Starting from August 1st, a new national reform and tax reduction policy for small and medium-sized enterprises will be officially implemented. This initiative is part of a broader effort to stimulate economic growth and reduce the burden on local businesses. According to the latest data from the State Administration of Taxation, pilot taxpayers have been identified across various regions, with over half of modern service enterprises included in the program. The reform, initially launched as a regional pilot, has now expanded nationwide, marking a significant shift in China’s taxation system.
The implementation of this reform comes after extensive preparation by local authorities. This includes the collection of data from pilot companies, coordination between local and national tax systems, software upgrades for taxpayers, invoice distribution, and management of anti-counterfeiting systems. These efforts aim to ensure a smooth transition and avoid disruptions in tax reporting and invoicing starting August 1st.
To support the rollout, the State Administration of Taxation held a special video conference last week to prepare for the changes. Additionally, 11 inspection teams were dispatched to 22 new pilot areas to monitor the process closely. A senior tax official noted that the night before the reform begins will likely be a long one for tax authorities nationwide.
Local governments have already conducted simulations to assess the impact of the tax reform on their economies. For example, Gansu province estimates a potential revenue loss of over 600 million yuan, while Hunan and Guangxi could see reductions exceeding 1 billion yuan annually.
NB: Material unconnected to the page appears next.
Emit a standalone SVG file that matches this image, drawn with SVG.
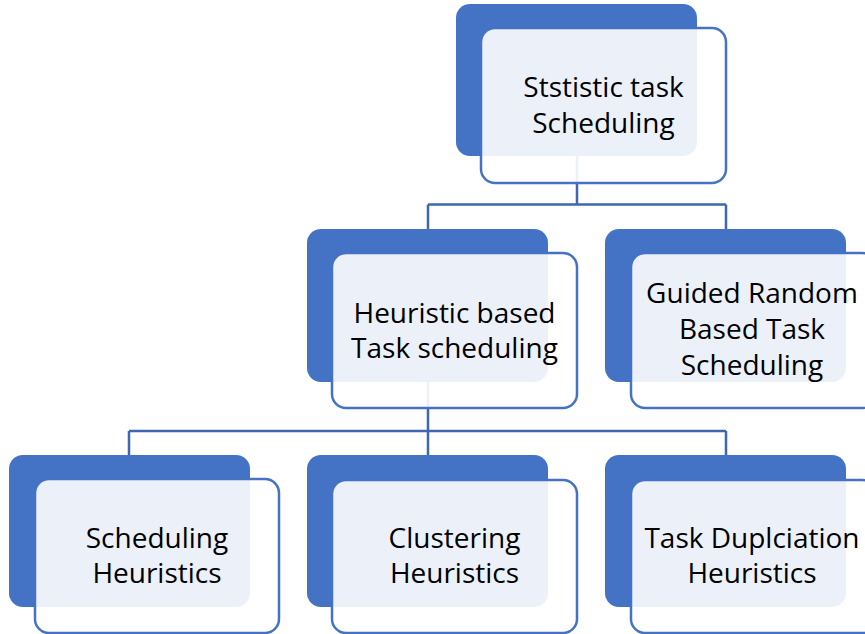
<svg xmlns="http://www.w3.org/2000/svg" width="865" height="634" viewBox="0 0 865 634">
<style>
.back{fill:#4472C4;}
.front{fill:#FFFFFF;fill-opacity:0.9;stroke:#4472C4;stroke-width:2.5;}
.lbl{font-family:"Open Sans","Noto Sans",sans-serif;font-size:28px;fill:#000;text-anchor:middle;}
.conn{fill:none;stroke:#3F66B0;stroke-width:2.5;}
</style>
<rect width="865" height="634" fill="#FFFFFF"/>
<g id="connectors">
<path class="conn" d="M577,156 V204.5 M428,204.5 H726 M428,204.5 V229 M726,204.5 V229"/>
<path class="conn" d="M428,382 V431 M129,431 H726 M129,431 V455 M428,431 V455 M726,431 V455"/>
</g>
<g id="node-static">
<rect class="back" x="456" y="4" width="241" height="152" rx="14"/>
<rect class="front" x="481" y="28" width="245" height="155" rx="14"/>
<text class="lbl" x="603.5" y="97">Ststistic task</text>
<text class="lbl" x="603.5" y="133">Scheduling</text>
</g>
<g id="node-heuristic">
<rect class="back" x="307" y="229" width="241" height="153" rx="14"/>
<rect class="front" x="332" y="253" width="245" height="155" rx="14"/>
<text class="lbl" x="454.5" y="323">Heuristic based</text>
<text class="lbl" x="454.5" y="358">Task scheduling</text>
</g>
<g id="node-guided">
<rect class="back" x="605" y="229" width="241" height="153" rx="14"/>
<rect class="front" x="631" y="253" width="245" height="155" rx="14"/>
<text class="lbl" x="752" y="303">Guided Random</text>
<text class="lbl" x="752" y="339">Based Task</text>
<text class="lbl" x="752" y="375">Scheduling</text>
</g>
<g id="node-scheduling-heuristics">
<rect class="back" x="9" y="455" width="241" height="152" rx="14"/>
<rect class="front" x="35" y="479" width="244" height="154" rx="14"/>
<text class="lbl" x="157" y="548">Scheduling</text>
<text class="lbl" x="157" y="583">Heuristics</text>
</g>
<g id="node-clustering">
<rect class="back" x="307" y="455" width="241" height="152" rx="14"/>
<rect class="front" x="332" y="480" width="245" height="153" rx="14"/>
<text class="lbl" x="454.5" y="548">Clustering</text>
<text class="lbl" x="454.5" y="583">Heuristics</text>
</g>
<g id="node-duplication">
<rect class="back" x="605" y="455" width="241" height="152" rx="14"/>
<rect class="front" x="631" y="480" width="245" height="153" rx="14"/>
<text class="lbl" x="752" y="548">Task Duplciation</text>
<text class="lbl" x="752" y="583">Heuristics</text>
</g>
</svg>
In most regions, the coverage of tax reductions exceeds 90%, with some areas reaching even higher. In certain development zones with a high concentration of modern service industries, small and medium enterprises may see tax reductions of over 60%.
For companies that might face increased tax burdens under the new system, local governments have already made plans. In Shijiazhuang’s Xinhua District, for instance, only about 7% of enterprises are expected to experience a slight increase in taxes, with some regions reporting even lower rates. To support these businesses, local governments have allocated funds based on previous experiences in Shanghai and Beijing.
Experts estimate that the reform will boost Shanghai’s GDP growth by 0.6 percentage points in 2012 and increase the added value of the tertiary sector by 2 percentage points. The reform is also expected to significantly reduce the tax burden on manufacturing, encouraging innovation and industrial upgrading.
In addition to the current pilot sectors, the State Administration of Taxation has emphasized the need to expand the reform to other industries, such as railway transportation and telecommunications. Finance Minister Lou Jiwei recently stated that China aims to extend the value-added tax to all service industries within one or two years, including real estate in VAT deductions. It is anticipated that this expansion will result in a total tax reduction of around 900 billion yuan, further supporting economic growth and business sustainability.